The central principle of superconductivity is that electrons form pairs. But can they also condense into foursomes? Recent findings have suggested they can, and a physicist at KTH Royal Institute of Technology today published the first experimental evidence of this quadrupling effect and the mechanism by which this state of matter occurs.
Reporting in Nature Physics, Professor Egor Babaev and collaborators presented evidence of fermion quadrupling in a series of experimental measurements on the iron-based material, Ba1−xKxFe2As2. The results follow nearly 20 years after Babaev first predicted this kind of phenomenon, and eight years after he published a paper predicting that it could occur in the material.
The pairing of electrons enables the quantum state of superconductivity, a zero-resistance state of conductivity which is used in MRI scanners and quantum computing. It occurs within a material as a result of two electrons bonding rather than repelling each other, as they would in a vacuum. The phenomenon was first described in a theory by, Leon Cooper, John Bardeen and John Schrieffer, whose work was awarded the Nobel Prize in 1972.
So-called Cooper pairs are basically “opposites that attract.” Normally two electrons, which are negatively-charged subatomic particles, would strongly repel each other. But at low temperatures in a crystal they become loosely bound in pairs, giving rise to a robust long-range order. Currents of electron pairs no longer scatter from defects and obstacles and a conductor can lose all electrical resistance, becoming a new state of matter: a superconductor.
Only in recent years has the theoretical idea of four-fermion condensates become broadly accepted.
For a fermion quadrupling state to occur there has to be something that prevents condensation of pairs and prevents their flow without resistance, while allowing condensation of four-electron composites, Babaev says.
The Bardeen-Cooper-Schrieffer theory didn’t allow for such behavior, so when Babaev’s experimental collaborator at Technische Universtät Dresden, Vadim Grinenko, found in 2018 the first signs of a fermion quadrupling condensate, it challenged years of prevalent scientific agreement.
What followed was three years of experimentation and investigation at labs at multiple institutions in order to validate the finding.
Babaev says that key among the observations made is that fermionic quadruple condensates spontaneously break time-reversal symmetry. In physics time-reversal symmetry is a mathematical operation of replacing the expression for time with its negative in formulas or equations so that they describe an event in which time runs backward or all the motions are reversed.

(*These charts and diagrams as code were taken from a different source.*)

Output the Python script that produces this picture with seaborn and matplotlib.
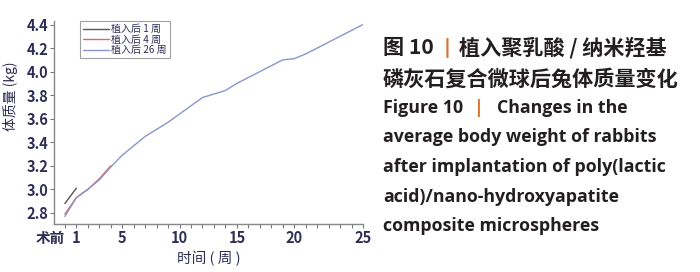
import pandas as pd
import matplotlib.pyplot as plt
import seaborn as sns

# body weight (kg) of rabbits, week 0 = before surgery
weeks_1 = [0, 1]
weight_1 = [2.88, 3.01]
weeks_4 = [0, 1, 2, 3, 4]
weight_4 = [2.79, 2.93, 3.00, 3.09, 3.20]
weeks_26 = list(range(27))
weight_26 = [2.77, 2.93, 3.00, 3.08, 3.19, 3.29, 3.37, 3.45, 3.51, 3.57,
             3.64, 3.71, 3.78, 3.81, 3.84, 3.90, 3.95, 4.00, 4.05, 4.10,
             4.11, 4.15, 4.20, 4.25, 4.30, 4.35, 4.40]
series_names = ['植入后 1 周', '植入后 4 周', '植入后 26 周']
series_colors = ['#555555', '#e06666', '#8896cc']

tick_pos = [0, 1, 5, 10, 15, 20, 26]
tick_labels = ['术前', '1', '5', '10', '15', '20', '25']

df = pd.concat([
    pd.DataFrame({'week': weeks_1, 'weight': weight_1, 'group': series_names[0]}),
    pd.DataFrame({'week': weeks_4, 'weight': weight_4, 'group': series_names[1]}),
    pd.DataFrame({'week': weeks_26, 'weight': weight_26, 'group': series_names[2]}),
])

sns.set_style('ticks')
plt.rcParams['font.family'] = ['Noto Sans CJK SC', 'DejaVu Sans']

fig = plt.figure(figsize=(7, 2.72), dpi=100)
ax = fig.add_axes([54 / 700, 48 / 272, 309 / 700, 203 / 272])

sns.lineplot(data=df, x='week', y='weight', hue='group', hue_order=series_names,
             palette=series_colors, linewidth=1.0, ax=ax)

txt = '#2e2e55'
ax.set_xlim(-0.95, 26)
ax.set_ylim(2.706, 4.43)
ax.set_yticks([2.8, 3.0, 3.2, 3.4, 3.6, 3.8, 4.0, 4.2, 4.4])
ax.set_yticklabels(['2.8', '3.0', '3.2', '3.4', '3.6', '3.8', '4.0', '4.2', '4.4'])
ax.set_xticks(tick_pos)
ax.set_xticklabels(tick_labels)
ax.set_xticks(range(27), minor=True)
ax.tick_params(axis='both', which='major', length=3, width=0.8, color='#777777',
               labelsize=10.5, labelcolor=txt, pad=1)
ax.tick_params(axis='x', which='minor', length=3, width=0.8, color='#777777')
for lab in ax.get_xticklabels() + ax.get_yticklabels():
    lab.set_fontweight('bold')
ax.get_xticklabels()[0].set_ha('right')
sns.despine(ax=ax)
for s in ['left', 'bottom']:
    ax.spines[s].set_color('#888888')
    ax.spines[s].set_linewidth(1.0)

ax.set_xlabel('时间 ( 周 )', fontsize=10.5, color=txt, labelpad=4)
ax.set_ylabel('体质量 (kg)', fontsize=10, color=txt)
ax.yaxis.set_label_coords(-0.115, 0.63)

leg = ax.legend(loc='upper left', bbox_to_anchor=(80 / 700, 1 - 21 / 272),
                bbox_transform=fig.transFigure, fontsize=7.2, frameon=True,
                fancybox=False, edgecolor='#888888', handlelength=2.6,
                handletextpad=0.2, labelspacing=0.05, borderpad=0.3,
                borderaxespad=0)
leg.get_frame().set_linewidth(0.8)
for t in leg.get_texts():
    t.set_color(txt)

# caption on the right
dark = '#231f20'
orange = '#d9722e'
cjk = ['Noto Sans CJK SC', 'DejaVu Sans']
en = ['Open Sans', 'DejaVu Sans']
def put(x, y, s, color=dark, size=15.2, family=cjk, ha='left'):
    fig.text(x / 700, 1 - y / 272, s, color=color, fontsize=size,
             fontweight='bold', family=family, va='center', ha=ha)

put(383, 48, '图 10')
put(447, 48, '|', color=orange, size=14, family=en, ha='center')
put(459, 48, '植入聚乳酸 / 纳米羟基')
put(383, 79, '磷灰石复合微球后兔体质量变化')
put(383, 108, 'Figure 10', size=12.8, family=en)
put(479, 108, '|', color=orange, size=12.8, family=en, ha='center')
put(497, 108, 'Changes in the', size=12.8, family=en)
put(383, 137, 'average body weight of rabbits', size=12.8, family=en)
put(383, 167, 'after implantation of poly(lactic', size=12.8, family=en)
put(383, 197, 'acid)/nano-hydroxyapatite', size=12.8, family=en)
put(383, 226, 'composite microspheres', size=12.8, family=en)

fig.savefig('out.png', dpi=100)
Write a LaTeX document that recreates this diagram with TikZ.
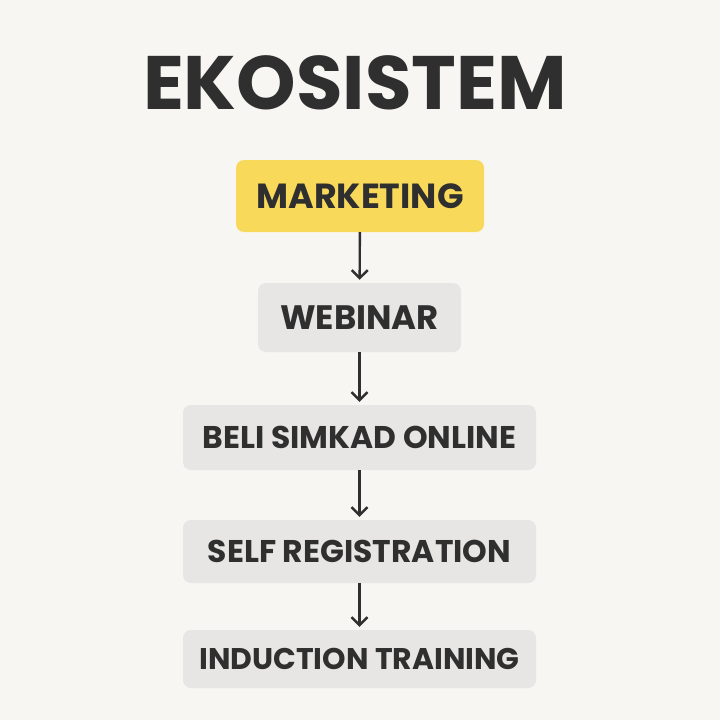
\documentclass[tikz,border=0pt]{standalone}
\usepackage{fontspec}
\setmainfont{Poppins}
\usepackage{xcolor}
\usetikzlibrary{positioning,arrows.meta}

\definecolor{bgpaper}{HTML}{F8F6F3}
\definecolor{markyellow}{HTML}{F9D95A}
\definecolor{boxgray}{HTML}{E7E6E4}
\definecolor{inkgray}{HTML}{2F2F2F}

\begin{document}
\begin{tikzpicture}[x=1bp,y=-1bp,
                    every node/.append style = {text=inkgray},
                    txt/.style = {font=\bfseries\fontsize{#1}{#1}\selectfont},
                    stepbox/.style = {fill=boxgray, rounded corners=8bp, inner sep=0pt},
                    hilite/.style = {stepbox, fill=markyellow},
                    flow/.style = {draw=inkgray, line width=2.4bp,
                                   -{Straight Barb[length=8bp,width=16bp]}, shorten >=3bp}]
                \fill[bgpaper] (0,0) rectangle (720,720);
                \useasboundingbox (0,0) rectangle (720,720);
                \node[txt=76] (title) at (355,83) {EKOSISTEM};
                \node[hilite, txt=35, minimum width=248bp, minimum height=72bp] (mkt) at (360,196) {MARKETING};
                \node[stepbox, txt=34, minimum width=203bp, minimum height=69bp] (web) at (359.5,317.5) {WEBINAR};
                \node[stepbox, txt=31.5, minimum width=353bp, minimum height=65bp] (beli) at (359.5,437.5) {BELI SIMKAD ONLINE};
                \node[stepbox, txt=31.5, minimum width=353bp, minimum height=63bp] (self) at (359.5,551.5) {SELF REGISTRATION};
                \node[stepbox, txt=30, minimum width=353bp, minimum height=58bp] (ind) at (359.5,659) {INDUCTION TRAINING};
                % arrows down the chain
                \foreach \a/\b in {mkt/web, web/beli, beli/self, self/ind}
                    \draw[flow] (\a) -- (\b);
                \end{tikzpicture}
\end{document}
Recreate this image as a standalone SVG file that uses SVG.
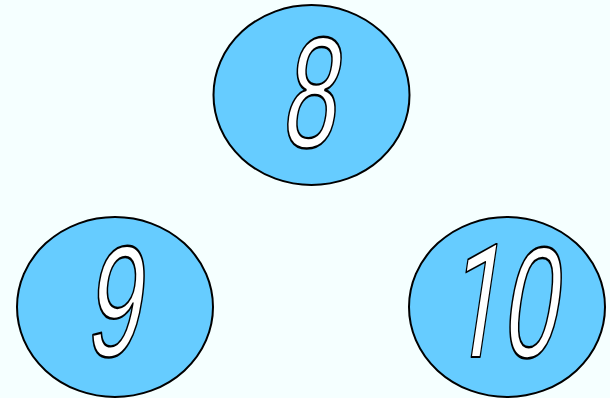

If one inverts time direction, the fundamental laws of physics still hold. That also holds for typical superconductors: if the arrow of time is reversed, a typical superconductor would still be the same superconducting state.
“However, in the case of a four-fermion condensate that we report, the time reversal puts it in a different state,” he says.
“It will probably take many years of research to fully understand this state,” he says. “The experiments open up a number of new questions, revealing a number of other unusual properties associated with its reaction to thermal gradients, magnetic fields and ultrasound that still have to be better understood.”
Reference: “State with spontaneously broken time-reversal symmetry above the superconducting phase transition” by Vadim Grinenko, Daniel Weston, Federico Caglieris, Christoph Wuttke, Christian Hess, Tino Gottschall, Ilaria Maccari, Denis Gorbunov, Sergei Zherlitsyn, Jochen Wosnitza, Andreas Rydh, Kunihiro Kihou, Chul-Ho Lee, Rajib Sarkar, Shanu Dengre, Julien Garaud, Aliaksei Charnukha, Ruben Hühne, Kornelius Nielsch, Bernd Büchner, Hans-Henning Klauss and Egor Babaev, 18 October 2021, Nature Physics.
Contributing to the research were scientists from the following institutions: Institute for Solid State and Materials Physics, TU Dresden, Germany; Leibniz Institute for Solid State and Materials Research, Dresden; Stockhom University; Bergische Universtät at Wuppertal, Germany; Dresden High Magnetic Field Laboratory (HLD-EMFL); Wurzburg-Dresden Cluster of Excellence ct.qmat, Germany; Helmholtz-Zentrum, Germany; National Institute of Advanced Industrial Science and Technology (AIST), Japan; Institut Denis Poisson, France.